--- SHORT EXERCISE ---
Retype the opening lines of the listing below, ending with the line that contains "import plotly.graph_objects as go", and leave out any pictures.

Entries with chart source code
----

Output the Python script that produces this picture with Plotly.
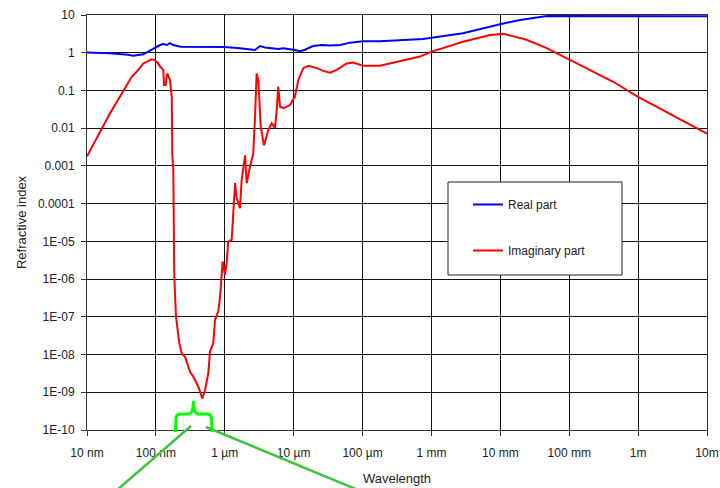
import plotly.graph_objects as go

# ---- data (wavelength in metres) ----
real_wl = [1e-8, 1.55e-8, 2.16e-8, 3.94e-8, 4.65e-8, 6.57e-8, 8.7e-8, 1.04e-7, 1.15e-7,
           1.28e-7, 1.44e-7, 1.6e-7, 1.79e-7, 2.3e-7, 1.0e-6, 1.66e-6, 2.75e-6, 3.25e-6,
           3.84e-6, 5.98e-6, 7.08e-6, 1.04e-5, 1.24e-5, 1.46e-5, 1.91e-5, 2.58e-5, 3.37e-5,
           4.71e-5, 6.58e-5, 1.01e-4, 1.79e-4, 7.54e-4, 1.05e-3, 2.87e-3, 9.9e-3, 1.93e-2,
           4.75e-2, 10.0]
real_n = [1.02, 1.0, 0.97, 0.88, 0.83, 0.91, 1.24, 1.45, 1.6,
          1.7, 1.6, 1.8, 1.6, 1.45, 1.42, 1.32, 1.18, 1.5,
          1.37, 1.25, 1.32, 1.18, 1.1, 1.2, 1.5, 1.6, 1.55,
          1.6, 1.85, 2.0, 2.0, 2.3, 2.5, 3.3, 5.7, 7.4,
          9.4, 9.3]

imag_wl = [1e-8, 1.55e-8, 2.16e-8, 3.56e-8, 4.46e-8, 5.56e-8, 6.57e-8, 8.69e-8, 9.7e-8,
           1.08e-7, 1.15e-7, 1.28e-7, 1.31e-7, 1.39e-7, 1.44e-7, 1.48e-7, 1.6e-7, 1.7e-7,
           1.73e-7, 1.79e-7, 1.85e-7, 1.96e-7, 2.19e-7, 2.37e-7, 2.65e-7, 3.13e-7, 3.49e-7,
           4.13e-7, 4.72e-7, 5.17e-7, 5.77e-7, 6.1e-7, 6.81e-7, 7.21e-7, 8.05e-7, 8.53e-7,
           9.33e-7, 1.007e-6, 1.07e-6, 1.12e-6, 1.26e-6, 1.41e-6, 1.49e-6, 1.66e-6, 1.76e-6,
           1.97e-6, 2.08e-6, 2.32e-6, 2.59e-6, 2.75e-6, 2.9e-6, 3.07e-6, 3.32e-6, 3.71e-6,
           4.28e-6, 4.8e-6, 5.36e-6, 5.67e-6, 5.98e-6, 6.34e-6, 7.08e-6, 8.86e-6, 1.04e-5,
           1.17e-5, 1.38e-5, 1.63e-5, 2.16e-5, 2.69e-5, 3.37e-5, 4.21e-5, 5.89e-5, 7.35e-5,
           1.01e-4, 1.79e-4, 6.82e-4, 1.01e-3, 2.87e-3, 7.08e-3, 1.1e-2, 1.46e-2, 2.41e-2,
           4.71e-2, 0.102, 0.223, 0.436, 1.0, 2.32, 10.0]
imag_k = [0.0018, 0.008, 0.025, 0.115, 0.23, 0.35, 0.52, 0.67, 0.64,
          0.52, 0.43, 0.35, 0.14, 0.14, 0.26, 0.27, 0.19, 0.068,
          0.002, 8e-4, 1.15e-6, 1e-7, 2e-8, 1.07e-8, 8.7e-9, 3.5e-9, 2.6e-9,
          1.4e-9, 6.9e-10, 1.15e-9, 3.2e-9, 1.2e-8, 2e-8, 8.3e-8, 1.4e-7, 3.4e-7,
          2.9e-6, 1.3e-6, 2.9e-6, 9.8e-6, 1.1e-5, 3.5e-4, 1.4e-4, 7.6e-5, 4.3e-4,
          1.9e-3, 3.5e-4, 9.5e-4, 2.1e-3, 0.02, 0.28, 0.19, 0.011, 0.0035,
          0.0089, 0.0135, 0.01, 0.03, 0.126, 0.037, 0.034, 0.041, 0.068,
          0.19, 0.39, 0.45, 0.39, 0.33, 0.295, 0.35, 0.52, 0.55,
          0.45, 0.45, 0.79, 1.07, 1.95, 2.95, 3.16, 2.8, 2.2,
          1.32, 0.65, 0.32, 0.17, 0.068, 0.030, 0.0072]

x_tickvals = [1e-8, 1e-7, 1e-6, 1e-5, 1e-4, 1e-3, 1e-2, 1e-1, 1, 10]
x_ticktext = ["10 nm", "100 nm", "1 µm", "10 µm", "100 µm", "1 mm", "10 mm", "100 mm", "1m", "10m"]
y_tickvals = [1e-10, 1e-9, 1e-8, 1e-7, 1e-6, 1e-5, 1e-4, 1e-3, 1e-2, 1e-1, 1, 10]
y_ticktext = ["1E-10", "1E-09", "1E-08", "1E-07", "1E-06", "1E-05", "0.0001", "0.001",
              "0.01", "0.1", "1", "10"]

FONT = "Liberation Sans, Arial, sans-serif"

fig = go.Figure()
fig.add_trace(go.Scatter(x=real_wl, y=real_n, mode="lines", name="Real part",
                         line=dict(color="#0000ff", width=2), legendgroup="a"))
fig.add_trace(go.Scatter(x=imag_wl, y=imag_k, mode="lines", name="Imaginary part",
                         line=dict(color="#ff0000", width=2), legendgroup="b"))

# plot area in pixels (for decorations)
L, R, T, B = 87, 707, 15, 430


def px(x, y):
    return (x - L) / (R - L), (B - y) / (B - T)


shapes = []
# legend box
x0, y0 = px(448, 182)
x1, y1 = px(622, 275)
shapes.append(dict(type="rect", xref="paper", yref="paper", x0=x0, y0=y1, x1=x1, y1=y0,
                   fillcolor="white", line=dict(color="#222", width=1), layer="above"))

# brace marking the visible range
pts = [("M", 175.5, 432), ("L", 176, 418), ("Q", 176.5, 414), (None, 181, 414), ("L", 189, 414),
       ("Q", 193, 414), (None, 193.5, 401), ("Q", 194, 414), (None, 198, 414), ("L", 206, 414),
       ("Q", 211, 414), (None, 211.5, 418), ("L", 212, 432)]
path = ""
for cmd, xx, yy in pts:
    a, b = px(xx, yy)
    path += (cmd if cmd else " ") + f"{a:.5f},{b:.5f} "
shapes.append(dict(type="path", xref="paper", yref="paper", path=path.strip(),
                   line=dict(color="#00ff00", width=3), layer="above"))
for (xa, ya), (xb, yb) in [((191, 426), (117, 490)), ((206, 427), (358, 490))]:
    a0, b0 = px(xa, ya)
    a1, b1 = px(xb, yb)
    shapes.append(dict(type="line", xref="paper", yref="paper", x0=a0, y0=b0, x1=a1, y1=b1,
                       line=dict(color="#3cc43c", width=2.5), layer="above"))

lx, ly = px(468, 190)

fig.update_layout(
    width=720, height=488,
    margin=dict(l=L, r=720 - R, t=T, b=488 - B, autoexpand=False),
    paper_bgcolor="white", plot_bgcolor="white",
    font=dict(family=FONT, size=12, color="#222"),
    shapes=shapes,
    showlegend=True,
    legend=dict(x=lx, y=ly, xanchor="left", yanchor="top", bgcolor="rgba(0,0,0,0)",
                borderwidth=0, font=dict(size=12, color="#222"), tracegroupgap=27,
                itemwidth=30),
    xaxis=dict(type="log", range=[-8, 1], tickvals=x_tickvals, ticktext=x_ticktext,
               showgrid=True, gridcolor="#111", gridwidth=1, showline=True, mirror=True,
               linecolor="#333", linewidth=1, ticks="outside", ticklen=5, tickcolor="#333",
               zeroline=False, tickfont=dict(size=12, color="#222"), ticklabelstandoff=7,
               title=dict(text="Wavelength", font=dict(size=13, color="#222"), standoff=14)),
    yaxis=dict(type="log", range=[-10, 1], tickvals=y_tickvals, ticktext=y_ticktext,
               showgrid=True, gridcolor="#111", gridwidth=1, showline=True, mirror=True,
               linecolor="#333", linewidth=1, ticks="outside", ticklen=5, tickcolor="#333",
               zeroline=False, tickfont=dict(size=12, color="#222"), ticklabelstandoff=4,
               title=dict(text="Refractive index", font=dict(size=13, color="#222"), standoff=8)),
)

fig.write_html("out.html")
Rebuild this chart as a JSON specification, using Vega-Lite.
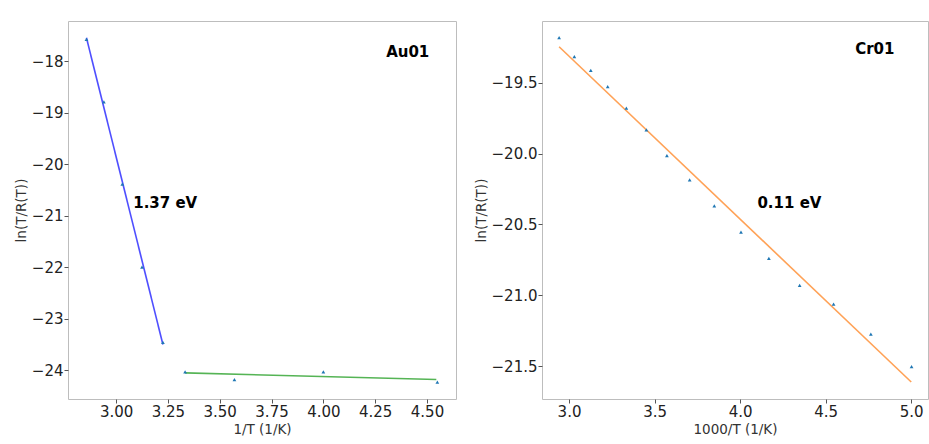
{
  "$schema": "https://vega.github.io/schema/vega-lite/v6.json",
  "padding": {"left": 13, "top": 20, "right": 0, "bottom": 0},
  "background": "white",
  "bounds": "flush",
  "spacing": 86,
  "config": {
    "view": {"stroke": "#bdbdbd", "strokeWidth": 1},
    "axis": {
      "domain": false,
      "grid": false,
      "tickColor": "#555555",
      "tickSize": 4,
      "labelPadding": 1,
      "labelFont": "DejaVu Sans",
      "labelFontSize": 15,
      "labelColor": "#222222",
      "titleFont": "DejaVu Sans",
      "titleFontSize": 13.5,
      "titleFontWeight": "normal",
      "titleColor": "#333333"
    },
    "text": {"font": "DejaVu Sans", "fontWeight": "bold", "fontSize": 15}
  },
  "datasets": {
    "au_pts": [
      {"x": 2.857, "y": -17.58},
      {"x": 2.941, "y": -18.795},
      {"x": 3.030, "y": -20.39},
      {"x": 3.125, "y": -22.0},
      {"x": 3.226, "y": -23.46},
      {"x": 3.333, "y": -24.03},
      {"x": 3.571, "y": -24.18},
      {"x": 4.0, "y": -24.03},
      {"x": 4.55, "y": -24.23}
    ],
    "au_fit": [
      {"x": 2.857, "y": -17.55, "seg": "high"},
      {"x": 3.226, "y": -23.5, "seg": "high"},
      {"x": 3.333, "y": -24.05, "seg": "low"},
      {"x": 4.545, "y": -24.18, "seg": "low"}
    ],
    "au_lab": [
      {"x": 4.407, "y": -17.825, "label": "Au01"},
      {"x": 3.237, "y": -20.755, "label": "1.37 eV"}
    ],
    "cr_pts": [
      {"x": 2.942, "y": -19.182},
      {"x": 3.031, "y": -19.316},
      {"x": 3.127, "y": -19.412},
      {"x": 3.226, "y": -19.528},
      {"x": 3.335, "y": -19.679},
      {"x": 3.452, "y": -19.832},
      {"x": 3.572, "y": -20.014},
      {"x": 3.705, "y": -20.185},
      {"x": 3.849, "y": -20.369},
      {"x": 4.005, "y": -20.555},
      {"x": 4.168, "y": -20.740},
      {"x": 4.348, "y": -20.931},
      {"x": 4.546, "y": -21.063},
      {"x": 4.764, "y": -21.275},
      {"x": 5.002, "y": -21.505}
    ],
    "cr_fit": [
      {"x": 2.942, "y": -19.246},
      {"x": 5.0, "y": -21.613}
    ],
    "cr_lab": [
      {"x": 4.787, "y": -19.262, "label": "Cr01"},
      {"x": 4.288, "y": -20.35, "label": "0.11 eV"}
    ]
  },
  "hconcat": [
    {
      "width": 388,
      "height": 378,
      "layer": [
        {
          "data": {"name": "au_fit"},
          "mark": {"type": "line", "strokeWidth": 1.6},
          "encoding": {
            "x": {"field": "x", "type": "quantitative"},
            "y": {"field": "y", "type": "quantitative"},
            "color": {"field": "seg", "type": "nominal", "scale": {"domain": ["high", "low"], "range": ["#4f4fff", "#55b455"]}, "legend": null}
          }
        },
        {
          "data": {"name": "au_pts"},
          "mark": {"type": "point", "shape": "triangle-up", "filled": true, "size": 14, "color": "#1f77b4", "opacity": 1},
          "encoding": {
            "x": {"field": "x", "type": "quantitative", "title": "1/T (1/K)", "scale": {"domain": [2.768, 4.64], "nice": false, "zero": false}, "axis": {"values": [3.0, 3.25, 3.5, 3.75, 4.0, 4.25, 4.5], "format": ".2f", "titlePadding": 3}},
            "y": {"field": "y", "type": "quantitative", "title": "ln(T/R(T))", "scale": {"domain": [-24.557, -17.224], "nice": false, "zero": false}, "axis": {"values": [-24, -23, -22, -21, -20, -19, -18], "format": "d", "titlePadding": 3}}
          }
        },
        {
          "data": {"name": "au_lab"},
          "mark": {"type": "text", "align": "center", "baseline": "middle", "color": "black"},
          "encoding": {
            "x": {"field": "x", "type": "quantitative"},
            "y": {"field": "y", "type": "quantitative"},
            "text": {"field": "label"}
          }
        }
      ]
    },
    {
      "width": 386,
      "height": 378,
      "layer": [
        {
          "data": {"name": "cr_fit"},
          "mark": {"type": "line", "strokeWidth": 1.6, "color": "#ffa257"},
          "encoding": {
            "x": {"field": "x", "type": "quantitative"},
            "y": {"field": "y", "type": "quantitative"}
          }
        },
        {
          "data": {"name": "cr_pts"},
          "mark": {"type": "point", "shape": "triangle-up", "filled": true, "size": 14, "color": "#1f77b4", "opacity": 1},
          "encoding": {
            "x": {"field": "x", "type": "quantitative", "title": "1000/T (1/K)", "scale": {"domain": [2.842, 5.098], "nice": false, "zero": false}, "axis": {"values": [3.0, 3.5, 4.0, 4.5, 5.0], "format": ".1f", "titlePadding": 3}},
            "y": {"field": "y", "type": "quantitative", "title": "ln(T/R(T))", "scale": {"domain": [-21.733, -19.064], "nice": false, "zero": false}, "axis": {"values": [-21.5, -21.0, -20.5, -20.0, -19.5], "format": ".1f", "titlePadding": 3}}
          }
        },
        {
          "data": {"name": "cr_lab"},
          "mark": {"type": "text", "align": "center", "baseline": "middle", "color": "black"},
          "encoding": {
            "x": {"field": "x", "type": "quantitative"},
            "y": {"field": "y", "type": "quantitative"},
            "text": {"field": "label"}
          }
        }
      ]
    }
  ]
}
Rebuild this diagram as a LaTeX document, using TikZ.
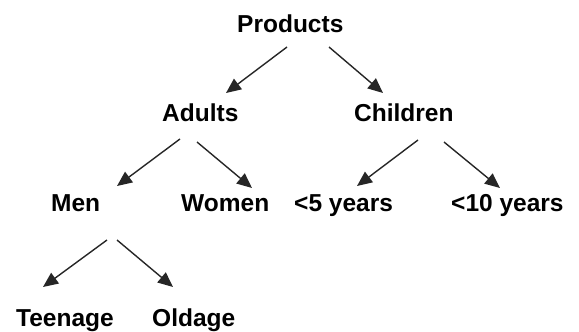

----

--- RESPONSE TO THIS TASK ---
Output the Python script that produces this picture with Plotly.
import plotly.graph_objects as go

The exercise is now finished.